A Dozen Dives: Ross' Old Austin Cafe

 
 
12 places we’re drawn to in spite of ourselves. And sometimes in spite of themselves.
 
Day 12: Ross’ Old Austin Cafe
11800 N. Lamar Blvd. 835-2414, www.greencity.com/cafeross.htm.
Hours: 7 a.m. to 9 p.m. Monday-Thursday. 7 a.m. to 10 p.m. Friday-Saturday. Breakfast served until 11 a.m. Closed Sunday.
 
By Mike Sutter | Fed Man Walking | 04.20.12
 
Any place where the breakfast menu used to list beer by the pitcher qualifies as a dive in my book. And live music on a little stage inside and a big one under twin oaks outside counts toward that title, too. But Ross’ Old Austin Cafe is first and foremost that last thing: a cafe.

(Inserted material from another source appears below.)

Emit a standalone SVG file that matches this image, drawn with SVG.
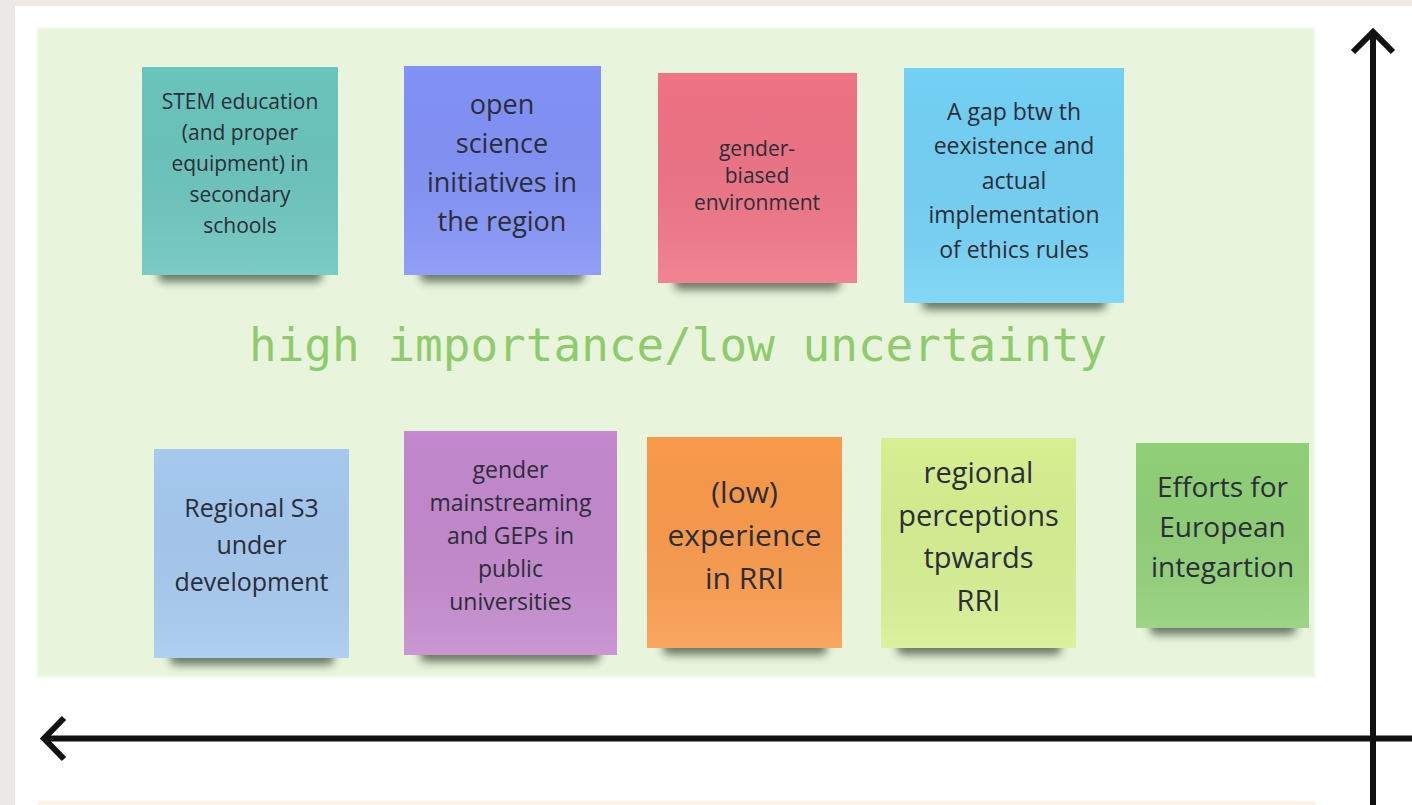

One with black-and-white tiled floors and black-sashed windowpanes that separate the cooking-and-ordering half of the cafe from the eating half.
 
There’s hardly an early branch of the Austin restaurant tree that Ross and Sandy Sterzing’s family didn’t touch in the 20th century, from the Old Bakery building near the Capitol to the building that eventually became Katz’s Deli to the Delwood and Milam cafeterias, the Big Tex Sirloin Houses and Joe’s Sandwich Shop on Burnet Road. Ross’ Old Austin came along in 1993, and you order at a counter that evokes the family’s cafeteria days, with a menu board above your head and a short but well-stocked salad bar to your left as the hostess predicts your order with uncanny accuracy, especially on sirloin special day, which happened to be my day. Ross Sterzing is your cashier, a gray-haired but robust guy the regulars make a point of waving to on their way out.
 
What you’re eating: On Thursdays and Fridays at lunch from 11 to 3, you’re having a 10-ounce top sirloin, a loaded baked potato and the salad bar if you know what you’re doing. It’s only $8.95, a bargain in the days of drought-driven beef prices. The flat-top grill already had five steaks sizzling before mine joined in, and it was just minutes after I loaded my salad dish and gave in to the peach cobbler sitting on top of the salad bar that a man with a steak plate came looking for me by number. At its thickest points — about three-quarters of an inch — the steak was rosy mid-rare as ordered inside, with a patchwork of seared spots across the top. You’ll have to trim away the fat band at the table, but the steak is a tender, lightly salted callback to small-town steakhouses, finished with grilled onions and something you don’t see very often in the post-Atkins era: a baked potato jacketed in foil and crowned with sour cream, chives, cheese and bacon as lean and crunchy as summer grass.
 
The little salad bar is fitted with cylinders like the artillery bank at a fireworks show, exploding with colors from vinegared salads and vegetables: corn-and-onion relish, beets, red beans, okra and twangy coleslaw with onions and green pepper. The country/suburban kid in me appreciates green pea salad with mayo and a fruit salad with shaggy oranges. If there’s peach cobbler, get it for the way the flat, wide pastry pieces remind you of cinnamon toast over sweet, syrupy peaches with a little bite left in them.
 
What you’re drinking: Sweet tea at lunch, ya big drunk. But at night, three whole taps pour an exotic spread of Bud, Bud Light and Michelob Ultra. Scoff all you want; it’s just $2.25 a glass and $9.50 a pitcher.
 
Other options: The sirloin plate that’s $8.95 at lunch on Thursdays and Fridays is usually $12.95. Other weekday lunch specials include chicken-fried steak ($7.59 Tuesday-Wednesday) and fried catfish ($8.95 Thursday-Friday). Ross’ does a big plate of biscuits and sausage gravy at breakfast for $3.85 along with a menu of steak-and-egg plates, breakfast tacos, pancakes and migas ($3.95-$8.95). The rest of the day gets a homestyle roster of fried okra, chili, BLTs, burgers, club sandwiches and a lineup of fried and grilled fish, chicken and steaks. Prices run $4.25 (hamburger) to $14.95 (12-ounce ribeye).